TASK DETAILS: Retype these lines and no others: the line holding "Output the Python", the line holding "BLUE = '#0000ff'", and all lines between them. Pictures stay out.

SUPPLIED DATA:
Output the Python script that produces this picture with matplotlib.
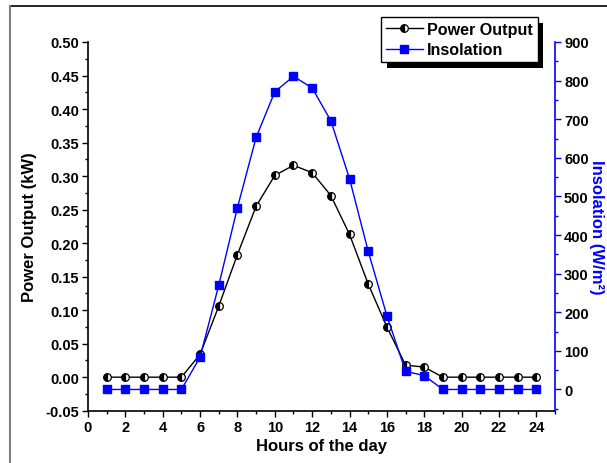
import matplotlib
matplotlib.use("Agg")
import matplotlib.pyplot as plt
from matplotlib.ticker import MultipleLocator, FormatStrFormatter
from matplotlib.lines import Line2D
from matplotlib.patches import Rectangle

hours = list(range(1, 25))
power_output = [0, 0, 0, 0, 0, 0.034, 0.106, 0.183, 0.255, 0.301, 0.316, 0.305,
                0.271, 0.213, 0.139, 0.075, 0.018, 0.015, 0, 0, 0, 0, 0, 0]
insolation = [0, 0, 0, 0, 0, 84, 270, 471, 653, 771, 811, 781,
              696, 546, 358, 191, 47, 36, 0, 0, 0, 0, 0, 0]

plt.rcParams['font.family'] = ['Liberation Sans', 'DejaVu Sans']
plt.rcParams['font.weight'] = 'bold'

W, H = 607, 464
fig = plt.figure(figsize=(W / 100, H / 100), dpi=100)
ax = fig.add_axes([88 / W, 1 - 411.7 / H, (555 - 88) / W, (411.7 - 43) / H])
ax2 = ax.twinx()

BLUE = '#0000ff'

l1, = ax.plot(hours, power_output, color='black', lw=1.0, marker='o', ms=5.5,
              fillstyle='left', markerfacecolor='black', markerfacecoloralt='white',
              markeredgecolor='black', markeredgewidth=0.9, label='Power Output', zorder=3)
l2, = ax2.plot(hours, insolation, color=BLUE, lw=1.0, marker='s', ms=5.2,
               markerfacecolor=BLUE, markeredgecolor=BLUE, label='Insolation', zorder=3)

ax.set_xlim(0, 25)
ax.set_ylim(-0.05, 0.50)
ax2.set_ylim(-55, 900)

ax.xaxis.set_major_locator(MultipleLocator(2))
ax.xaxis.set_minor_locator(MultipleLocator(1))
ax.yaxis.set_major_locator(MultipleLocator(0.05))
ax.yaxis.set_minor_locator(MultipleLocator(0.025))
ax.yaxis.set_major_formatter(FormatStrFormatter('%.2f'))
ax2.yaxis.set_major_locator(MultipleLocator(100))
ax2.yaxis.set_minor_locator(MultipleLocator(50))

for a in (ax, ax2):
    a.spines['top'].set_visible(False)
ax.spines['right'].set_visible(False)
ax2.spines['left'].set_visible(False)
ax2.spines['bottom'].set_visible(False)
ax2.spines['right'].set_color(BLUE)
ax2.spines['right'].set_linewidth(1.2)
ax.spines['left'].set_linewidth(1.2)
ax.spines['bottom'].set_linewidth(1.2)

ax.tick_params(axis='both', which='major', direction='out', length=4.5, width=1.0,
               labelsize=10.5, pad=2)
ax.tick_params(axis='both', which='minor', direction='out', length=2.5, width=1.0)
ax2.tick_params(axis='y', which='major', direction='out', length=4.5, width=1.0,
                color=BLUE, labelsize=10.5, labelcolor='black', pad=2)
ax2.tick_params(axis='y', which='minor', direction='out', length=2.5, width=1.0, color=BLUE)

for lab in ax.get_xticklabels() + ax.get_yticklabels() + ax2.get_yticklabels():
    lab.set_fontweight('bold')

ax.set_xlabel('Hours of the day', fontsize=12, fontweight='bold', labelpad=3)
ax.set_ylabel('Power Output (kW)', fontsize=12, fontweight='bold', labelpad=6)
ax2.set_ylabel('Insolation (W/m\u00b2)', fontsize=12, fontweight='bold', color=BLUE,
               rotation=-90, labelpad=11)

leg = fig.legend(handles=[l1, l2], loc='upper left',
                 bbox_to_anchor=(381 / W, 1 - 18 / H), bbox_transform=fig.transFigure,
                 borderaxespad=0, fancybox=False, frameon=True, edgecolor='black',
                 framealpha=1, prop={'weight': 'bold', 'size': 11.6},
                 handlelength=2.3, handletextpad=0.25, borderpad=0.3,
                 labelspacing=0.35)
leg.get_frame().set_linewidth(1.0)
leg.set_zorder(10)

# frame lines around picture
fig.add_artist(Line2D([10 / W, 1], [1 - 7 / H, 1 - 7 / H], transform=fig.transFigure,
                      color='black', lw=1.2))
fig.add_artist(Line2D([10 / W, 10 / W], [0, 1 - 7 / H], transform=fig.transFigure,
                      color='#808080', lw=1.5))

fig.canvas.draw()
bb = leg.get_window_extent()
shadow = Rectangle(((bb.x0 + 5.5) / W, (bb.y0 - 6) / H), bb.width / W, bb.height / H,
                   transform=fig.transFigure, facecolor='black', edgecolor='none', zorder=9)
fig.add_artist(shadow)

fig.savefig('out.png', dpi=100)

==

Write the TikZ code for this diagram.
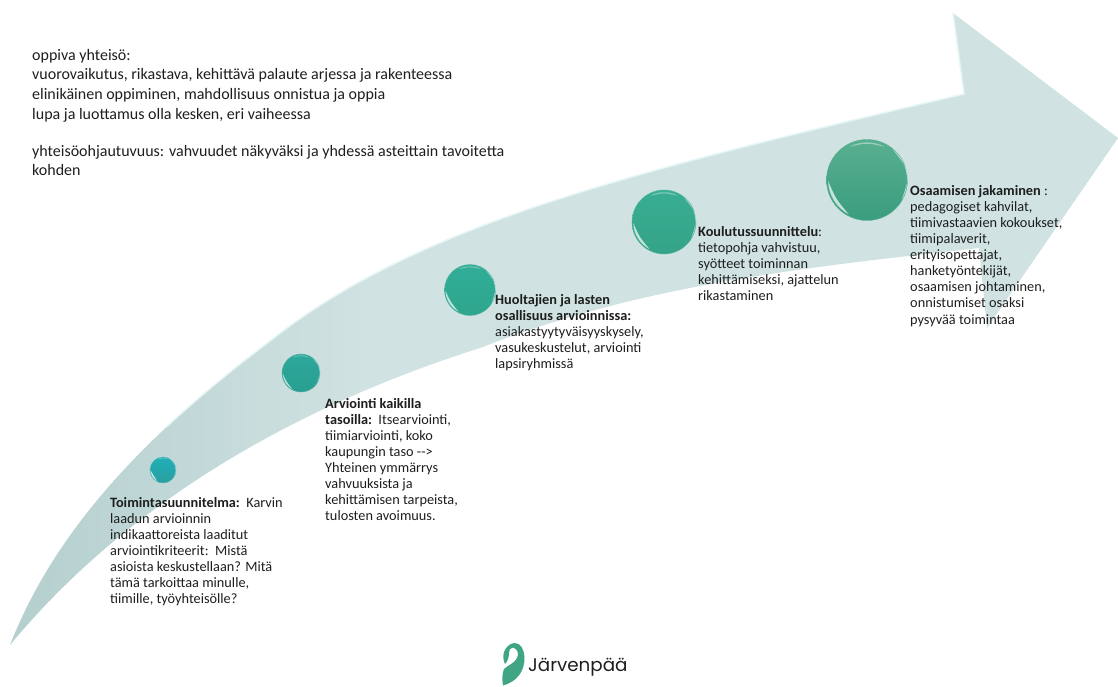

...

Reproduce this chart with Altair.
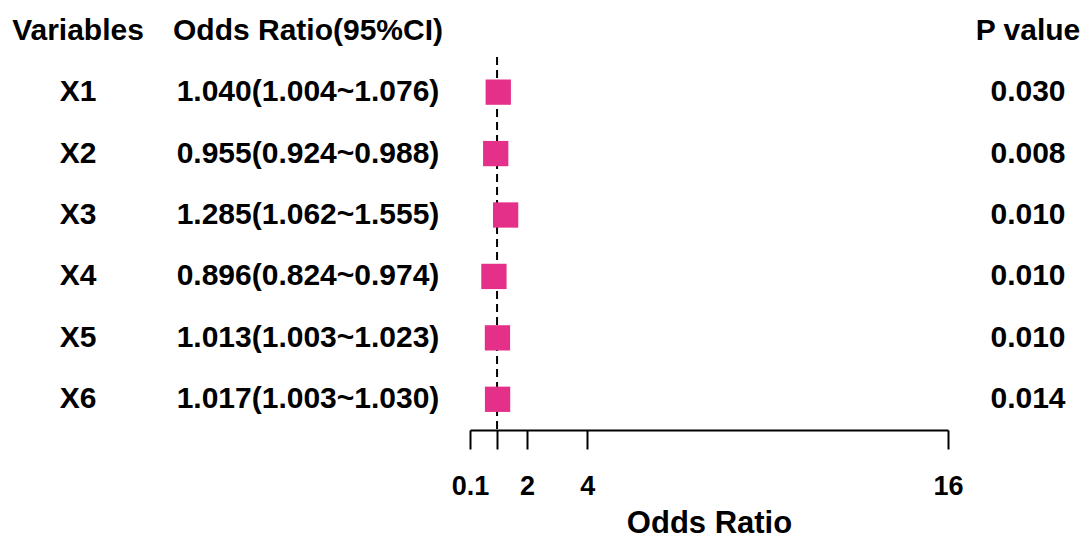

TASK SOLUTION:
Output the Python script that produces this picture with matplotlib.
import matplotlib
matplotlib.use("Agg")
import matplotlib.pyplot as plt
from matplotlib.ticker import MultipleLocator, FormatStrFormatter
from matplotlib.lines import Line2D
from matplotlib.patches import Rectangle

hours = list(range(1, 25))
power_output = [0, 0, 0, 0, 0, 0.034, 0.106, 0.183, 0.255, 0.301, 0.316, 0.305,
                0.271, 0.213, 0.139, 0.075, 0.018, 0.015, 0, 0, 0, 0, 0, 0]
insolation = [0, 0, 0, 0, 0, 84, 270, 471, 653, 771, 811, 781,
              696, 546, 358, 191, 47, 36, 0, 0, 0, 0, 0, 0]

plt.rcParams['font.family'] = ['Liberation Sans', 'DejaVu Sans']
plt.rcParams['font.weight'] = 'bold'

W, H = 607, 464
fig = plt.figure(figsize=(W / 100, H / 100), dpi=100)
ax = fig.add_axes([88 / W, 1 - 411.7 / H, (555 - 88) / W, (411.7 - 43) / H])
ax2 = ax.twinx()

BLUE = '#0000ff'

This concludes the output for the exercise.